Standard Work Documentation
Every trained procedure gets documented as written standard work — step-by-step instructions with photos, tool lists, and quality checkpoints. These reference documents ensure consistency across shifts and provide a foundation for cross-training future hires.
Follow-Up Evaluation
We return after 30-60 days for a follow-up skill gap analysis to verify retention, address any regression, and reinforce key concepts. This step is what separates training that sticks from training that fades within weeks.
Why On-Site Training Works Better
Research on contextual learning consistently shows that people retain skills faster and longer when they learn in the same environment where they will apply those skills.
| Factor | Generic Classroom Training | TSG On-Site Training |
|---|---|---|
| Equipment used | Training machines | Your actual machines |
| Parts practiced on | Sample parts | Your production parts |
| Relevance | General concepts | Your specific processes |
| Travel disruption | Team leaves facility | Zero — we come to you |
| Implementation time | Weeks to apply | Immediate |
| Retention rate | 20-30% after 30 days | 70-80% (contextual learning) |
The retention difference is significant. Cognitive science research on situated learning — learning in context — shows that skills practiced in the environment where they will be used are retained at 2-4x the rate of skills learned in an abstract setting. When an operator learns a setup procedure on the same Fanuc controller they use every day, the knowledge sticks.
There is also a cost advantage. Sending four operators to an off-site training program means paying for travel, lodging, meals, and lost production time. On-site training eliminates those expenses entirely while delivering a more relevant learning experience.
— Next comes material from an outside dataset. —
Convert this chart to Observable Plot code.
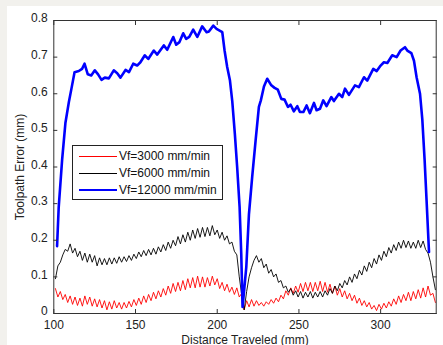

CNC operator receiving hands-on instruction at a machining center
Manufacturing Training FAQ
For hands-on machine training, we work with groups of 4-8 operators to ensure everyone gets adequate stick time and individual coaching. Classroom portions covering theory, standard work review, or lean principles can accommodate larger groups of 15-20. For shops with bigger teams, we run multiple cohorts on a rotating schedule so production continues uninterrupted.
Yes. We work with all major CNC controls including Fanuc, Siemens, Haas, Mazak, Okuma, and Mitsubishi. Training is always delivered on your specific control platform — we do not teach generic G-code and leave your operators to figure out the differences. Our instructors have production experience across multiple control types and can address control-specific features, macros, and conversational programming where applicable.
We design every training program to minimize production impact. Options include training during planned maintenance windows, between shifts, on weekends, or by rotating operators through training while the rest of the team maintains production. During our initial assessment, we work with your production scheduler to find the approach that fits your delivery commitments. Some shops dedicate one machine to training while others continue producing — we adapt to your constraints.
We provide documented competency records for every operator who completes training. These records detail which skills were assessed, the proficiency level achieved, and any areas requiring additional development. While these are not third-party certifications, they serve as verifiable training documentation for ISO, AS9100, and IATF 16949 audit requirements. Many of our clients use these records as part of their quality management system to demonstrate workforce competency to auditors and customers.